Одна девочка, заикаясь, рассказывает, как миссис Харпер щипала её за руки, оставляя синяки, если она не засыпала мгновенно. Другая вспоминает, как миссис Харпер запирала её в тёмном чулане за малейшую провинность, прямо как меня. Третья шепчет о том, как воспитательница отбирала у детей сладости, присланные родственниками, и ела их сама, насмехаясь над голодными взглядами.

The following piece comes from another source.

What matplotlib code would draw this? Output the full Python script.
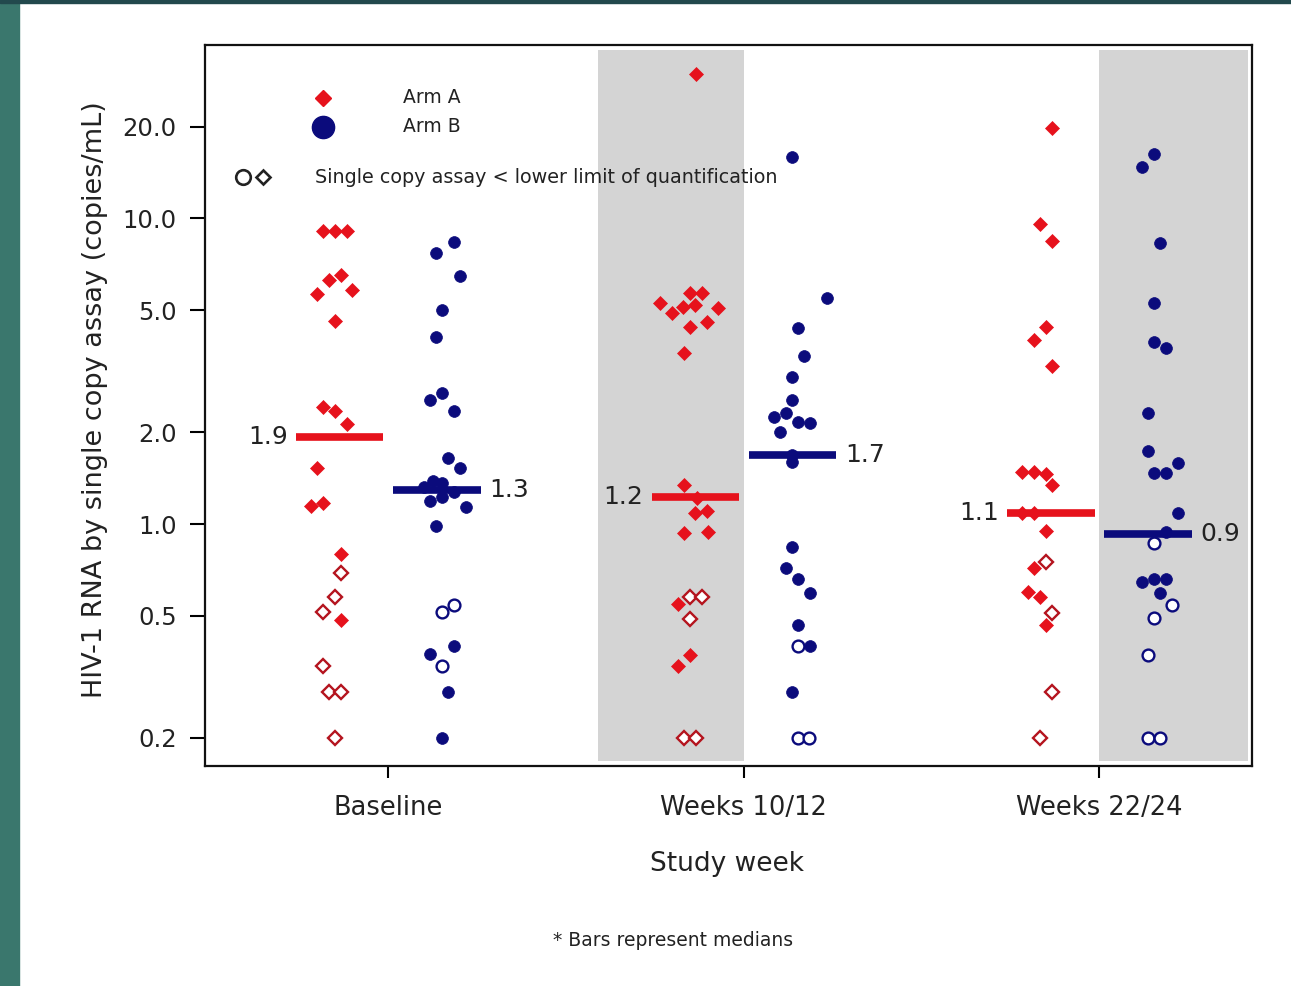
import matplotlib
matplotlib.use("Agg")
import matplotlib.pyplot as plt
import numpy as np
from matplotlib.patches import Rectangle

# ---------------- data ----------------
groups = ["Baseline", "Weeks 10/12", "Weeks 22/24"]
median_a = [1.93, 1.23, 1.09]
median_b = [1.29, 1.68, 0.93]
median_a_lbl = ["1.9", "1.2", "1.1"]
median_b_lbl = ["1.3", "1.7", "0.9"]

base_a_vals = [9.1, 9.1, 9.1, 6.53, 6.29, 5.83, 5.66, 4.62, 2.42, 2.34, 2.12, 1.52, 1.17, 1.145,
               0.80, 0.69, 0.577, 0.515, 0.485, 0.343, 0.282, 0.282, 0.2]
base_a_blq = [0, 0, 0, 0, 0, 0, 0, 0, 0, 0, 0, 0, 0, 0, 0, 1, 1, 1, 0, 1, 1, 1, 1]
base_a_slot = [-1, 0, 1, 0.5, -0.5, 1.4, -1.5, 0, -1, 0, 1, -1.5, -1, -2, 0.5, 0.5, 0, -1, 0.5, -1, -0.5, 0.5, 0]

base_b_vals = [8.38, 7.71, 6.48, 5.01, 4.09, 2.68, 2.55, 2.34, 1.64, 1.52, 1.38, 1.36, 1.32, 1.27,
               1.23, 1.19, 1.14, 0.985, 0.543, 0.515, 0.399, 0.375, 0.343, 0.282, 0.2]
base_b_blq = [0] * 18 + [1, 1, 0, 0, 1, 0, 0]
base_b_slot = [1, -0.5, 1.5, 0, -0.5, 0, -1, 1, 0.5, 1.5, -0.8, 0, -1.5, 1, 0, -1, 2, -0.5,
               1, 0, 1, -1, 0, 0.5, 0]

w10_a_vals = [29.7, 5.70, 5.70, 5.29, 5.21, 5.13, 5.09, 4.91, 4.59, 4.41, 3.63, 1.34, 1.22, 1.10,
              1.086, 0.94, 0.935, 0.577, 0.577, 0.547, 0.489, 0.373, 0.343, 0.2, 0.2]
w10_a_blq = [0] * 17 + [1, 1, 0, 1, 0, 0, 1, 1]
w10_a_slot = [0.5, 0, 1, -2.5, 0.4, -0.6, 2.3, -1.5, 1.4, 0, -0.5, -0.5, 0.6, 1.4, 0.4, 1.5, -0.5,
              0, 1, -1, 0, 0, -1, -0.5, 0.5]

w10_b_vals = [15.9, 5.49, 4.38, 3.55, 3.03, 2.55, 2.31, 2.24, 2.16, 2.14, 2.0, 1.68, 1.60, 0.841,
              0.718, 0.66, 0.594, 0.467, 0.399, 0.399, 0.282, 0.2, 0.2]
w10_b_blq = [0] * 18 + [1, 0, 0, 1, 1]
w10_b_slot = [-0.5, 2.4, 0, 0.5, -0.5, -0.5, -1, -2, 0, 1, -1.5, -0.5, -0.5, -0.5, -1, 0, 1, 0,
              0, 1, -0.5, 0, 0.9]

w22_a_vals = [19.8, 9.6, 8.44, 4.41, 4.0, 3.29, 1.48, 1.48, 1.46, 1.34, 1.086, 1.086, 0.949, 0.75,
              0.718, 0.599, 0.577, 0.511, 0.467, 0.282, 0.2]
w22_a_blq = [0] * 13 + [1, 0, 0, 0, 1, 0, 1, 1]
w22_a_slot = [0.5, -0.5, 0.5, 0, -1, 0.5, -2, -1, 0, 0.5, -2, -1, 0, 0, -1, -1.5, -0.5, 0.5, 0, 0.5, -0.5]

w22_b_vals = [16.3, 14.7, 8.31, 5.29, 3.94, 3.77, 2.31, 1.73, 1.58, 1.47, 1.47, 1.086, 0.94, 0.867,
              0.66, 0.66, 0.646, 0.594, 0.543, 0.492, 0.373, 0.2, 0.2]
w22_b_blq = [0] * 13 + [1, 0, 0, 0, 0, 1, 1, 1, 1, 1]
w22_b_slot = [0, -1, 0.5, 0, 0, 1, -0.5, -0.5, 2, 0, 1, 2, 1, 0, 0, 1, -1, 0.5, 1.5, 0, -0.5, -0.5, 0.5]

yticks = [0.2, 0.5, 1.0, 2.0, 5.0, 10.0, 20.0]
ytick_labels = ["0.2", "0.5", "1.0", "2.0", "5.0", "10.0", "20.0"]

arm_a = [(base_a_vals, base_a_blq, base_a_slot), (w10_a_vals, w10_a_blq, w10_a_slot),
         (w22_a_vals, w22_a_blq, w22_a_slot)]
arm_b = [(base_b_vals, base_b_blq, base_b_slot), (w10_b_vals, w10_b_blq, w10_b_slot),
         (w22_b_vals, w22_b_blq, w22_b_slot)]

# ---------------- style ----------------
RED = "#e6121c"
RED_EDGE = "#b4141e"
NAVY = "#0b0b7c"
TXT = "#222222"
W, H = 1291, 986
plt.rcParams["font.family"] = ["DejaVu Sans"]

fig = plt.figure(figsize=(W / 100, H / 100), dpi=100)
fig.patch.set_facecolor("white")
fig.add_artist(Rectangle((0, 0), 19 / W, 1, transform=fig.transFigure, color="#3a776d", zorder=0))
fig.add_artist(Rectangle((0, 1 - 3 / H), 1, 3 / H, transform=fig.transFigure, color="#22494d", zorder=0))

ax = fig.add_axes([205 / W, 1 - 766 / H, (1252 - 205) / W, (766 - 45) / H])
ax.set_yscale("log")
ax.set_ylim(0.1614, 36.97)
ax.set_xlim(0.485, 3.430)

px = 1 / 355.5          # one pixel in x data units
slot = 12 * px
off_a, off_b = -0.150, 0.153
bar_a, bar_b, bar_half = -0.136, 0.137, 0.123

# shaded panels
ax.axvspan(2 - 146 * px, 2.0, ymin=0.007, ymax=0.993, color="#d4d4d4", zorder=0, lw=0)
ax.axvspan(3.0, 3 + 149 * px, ymin=0.007, ymax=0.993, color="#d4d4d4", zorder=0, lw=0)

for i in range(3):
    xc = i + 1
    vals, blq, sl = arm_a[i]
    for v, b, s in zip(vals, blq, sl):
        x = xc + off_a + s * slot
        if b:
            ax.plot(x, v, marker="D", ms=7.2, mfc="white", mec=RED_EDGE, mew=1.7, zorder=3, ls="none")
        else:
            ax.plot(x, v, marker="D", ms=7.2, mfc=RED, mec=RED, mew=0.5, zorder=3, ls="none")
    vals, blq, sl = arm_b[i]
    for v, b, s in zip(vals, blq, sl):
        x = xc + off_b + s * slot
        if b:
            ax.plot(x, v, marker="o", ms=8.5, mfc="white", mec=NAVY, mew=1.7, zorder=3, ls="none")
        else:
            ax.plot(x, v, marker="o", ms=8.5, mfc=NAVY, mec=NAVY, mew=0.5, zorder=3, ls="none")

    # median bars
    ax.hlines(median_a[i], xc + bar_a - bar_half, xc + bar_a + bar_half, color=RED, lw=5.5, zorder=4)
    ax.hlines(median_b[i], xc + bar_b - bar_half, xc + bar_b + bar_half, color=NAVY, lw=5.5, zorder=4)
    ax.text(xc + bar_a - bar_half - 8 * px, median_a[i], median_a_lbl[i], ha="right", va="center",
            fontsize=18, color=TXT, zorder=5)
    ax.text(xc + bar_b + bar_half + 9 * px, median_b[i], median_b_lbl[i], ha="left", va="center",
            fontsize=18, color=TXT, zorder=5)

# axes styling
for sp in ax.spines.values():
    sp.set_linewidth(1.6)
    sp.set_color("#111111")
ax.set_yticks(yticks)
ax.set_yticklabels(ytick_labels)
ax.yaxis.set_minor_locator(matplotlib.ticker.NullLocator())
ax.set_xticks([1, 2, 3])
ax.set_xticklabels(groups)
ax.tick_params(axis="y", direction="out", length=10.8, width=1.5, pad=9.5, labelsize=17.5,
               labelcolor=TXT)
ax.tick_params(axis="x", direction="out", length=8.6, width=1.5, pad=12, labelsize=18.5,
               labelcolor=TXT)

# legend (drawn manually)
ax.plot(0.1127, 0.9265, marker="D", ms=8, mfc=RED, mec=RED, transform=ax.transAxes, clip_on=False)
ax.plot(0.1127, 0.8863, marker="o", ms=16, mfc=NAVY, mec=NAVY, transform=ax.transAxes, clip_on=False)
ax.text(0.189, 0.9265, "Arm A", transform=ax.transAxes, ha="left", va="center", fontsize=13.5, color=TXT)
ax.text(0.189, 0.8863, "Arm B", transform=ax.transAxes, ha="left", va="center", fontsize=13.5, color=TXT)
ax.plot(0.0363, 0.8169, marker="o", ms=10.5, mfc="white", mec="#222222", mew=1.9, transform=ax.transAxes)
ax.plot(0.0554, 0.8169, marker="D", ms=7.5, mfc="white", mec="#222222", mew=1.9, transform=ax.transAxes)
ax.text(0.105, 0.8169, "Single copy assay < lower limit of quantification", transform=ax.transAxes,
        ha="left", va="center", fontsize=13.8, color=TXT)

fig.text(95 / W, 1 - 400 / H, "HIV-1 RNA by single copy assay (copies/mL)", rotation=90,
         ha="center", va="center", fontsize=19.5, color=TXT)
fig.text(727 / W, 1 - 864 / H, "Study week", ha="center", va="center", fontsize=19, color=TXT)
fig.text(673 / W, 1 - 941 / H, "* Bars represent medians", ha="center", va="center", fontsize=13.5,
         color=TXT)

fig.savefig("out.png", dpi=100, facecolor=fig.get_facecolor())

Сначала эти обрывочные фразы теряются в общей картине «несчастного случая». Но зерно сомнения уже посеяно. Слова девочек, пусть и путаные, противоречивые, цепляют внимание молодой социальной работницы, приехавшей вместе с полицией. Она начинает задавать вопросы, внимательно слушает, записывает. И постепенно, как клубок ниток, начинает разматываться неприглядная правда о жизни в приюте. О систематических издевательствах миссис Харпер, о безразличии других воспитателей, которые предпочитали не замечать происходящего, о страхе, который годами жил в детских сердцах, заставляя их молчать.
И я молчу, наблюдая за тем, как мой поступок, рождённый отчаянием и жаждой мести, невольно привёл к тому, что всё скрытое стало явным. Справедливость, пусть и такая страшная, начала вершиться. И вместе с ней пришло осознание того, что я сделала это не только для себя, но и для всех девочек, которые жили в этом доме ужасов.

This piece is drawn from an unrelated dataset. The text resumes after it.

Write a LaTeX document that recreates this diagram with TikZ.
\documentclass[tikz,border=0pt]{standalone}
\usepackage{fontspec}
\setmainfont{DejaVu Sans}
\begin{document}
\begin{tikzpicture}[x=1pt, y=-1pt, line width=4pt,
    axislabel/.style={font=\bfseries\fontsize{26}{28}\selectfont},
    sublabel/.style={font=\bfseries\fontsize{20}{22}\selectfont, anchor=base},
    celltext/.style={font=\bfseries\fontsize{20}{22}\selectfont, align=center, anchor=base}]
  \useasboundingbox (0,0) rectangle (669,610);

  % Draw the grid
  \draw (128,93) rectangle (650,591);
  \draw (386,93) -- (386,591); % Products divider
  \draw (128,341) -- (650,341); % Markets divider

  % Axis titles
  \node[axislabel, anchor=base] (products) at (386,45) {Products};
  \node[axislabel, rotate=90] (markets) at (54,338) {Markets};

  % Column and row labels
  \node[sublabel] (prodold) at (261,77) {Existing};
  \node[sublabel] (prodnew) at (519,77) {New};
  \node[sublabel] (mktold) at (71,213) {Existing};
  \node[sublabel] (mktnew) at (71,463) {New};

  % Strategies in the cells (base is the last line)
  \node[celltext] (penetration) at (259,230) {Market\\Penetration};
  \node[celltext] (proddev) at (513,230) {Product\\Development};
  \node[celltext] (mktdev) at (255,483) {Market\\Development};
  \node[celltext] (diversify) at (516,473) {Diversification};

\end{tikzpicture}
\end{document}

После вскрывшихся фактов издевательств начинается полное расследование. Виновных воспитателей увольняют и привлекают к ответственности. В самом приюте происходят значительные изменения: назначение нового директора, пересмотр правил внутреннего распорядка, усиление контроля со стороны социальных служб, привлечение психологов для работы с нами, детьми.
Ко мне приставляют мисс Гримсби, молодую женщину с мягким голосом и добрыми глазами. Наши встречи проходят в небольшой уютной комнате, полной игрушек и рисунков. Она задаёт вопросы о миссис Харпер, о других воспитателях, о том, как мы жили.
Я ловко обхожу острые углы, рассказывая о страхе и унижениях, но тщательно скрывая свою причастность к смерти миссис Харпер. Говорю о ночных кошмарах, о том, как миссис Харпер кричала на нас, как наказывала буквально за всё. Наигранно плачу, вспоминая несправедливость и боль, но ни словом не обмолвившись о той роковой ночи. Мисс Гримсби слушает внимательно, кивает, иногда берёт меня за руку. Она хвалит меня за смелость, за то, что я не боюсь говорить правду.
– Тебе было очень тяжело, – говорит она мягко. – Но теперь всё будет хорошо. Ты в безопасности, Нова.
И я киваю, чувствуя, как торжествую изнутри. Безопасность. Да, теперь я в безопасности. Моя тайна надёжно спрятана за маской испуганного ребёнка. И никто никогда не узнает, что именно я сделала той ночью. Никто не узнает цену моей свободы.
ЁБАНАЯ СТАЛКЕРША
Не могу сказать, сколько времени просидела в забегаловке «У Хавьера», вспоминая о прошлом. К этим мыслям подтолкнул разговор с Пузатым дядей. То, с каким блеском в глазах он говорил о своей дочке… Круто, когда у кого‑то есть такой папа. И не круто, что кто‑то этого лишён.
Но, может, просто не все этого заслуживают?
– Что ж, – потирая руки, произнесла я и встала, – было приятно поболтать, Пузатый дядя, но мне пора идти.
Бармен отпустил клиента и вернулся обратно.
– Уже уходишь, ковбой?
– Да, дела заждались… Спасибо за виски. Хотя он мне и не помог.
Бармен кратко хохотнул, по‑доброму глядя на меня. Как на дочь. У меня на мгновение защемило в сердце.
– Удачи тебе по жизни, – кивнул он, когда я уже собралась идти к выходу. – А, и да. Подозреваю, что тебе не двадцать один.
Я пожала плечами, словно не при делах и не понимаю, о чём он это говорит, а потом, хитро хихикнув, вылетела на улицу.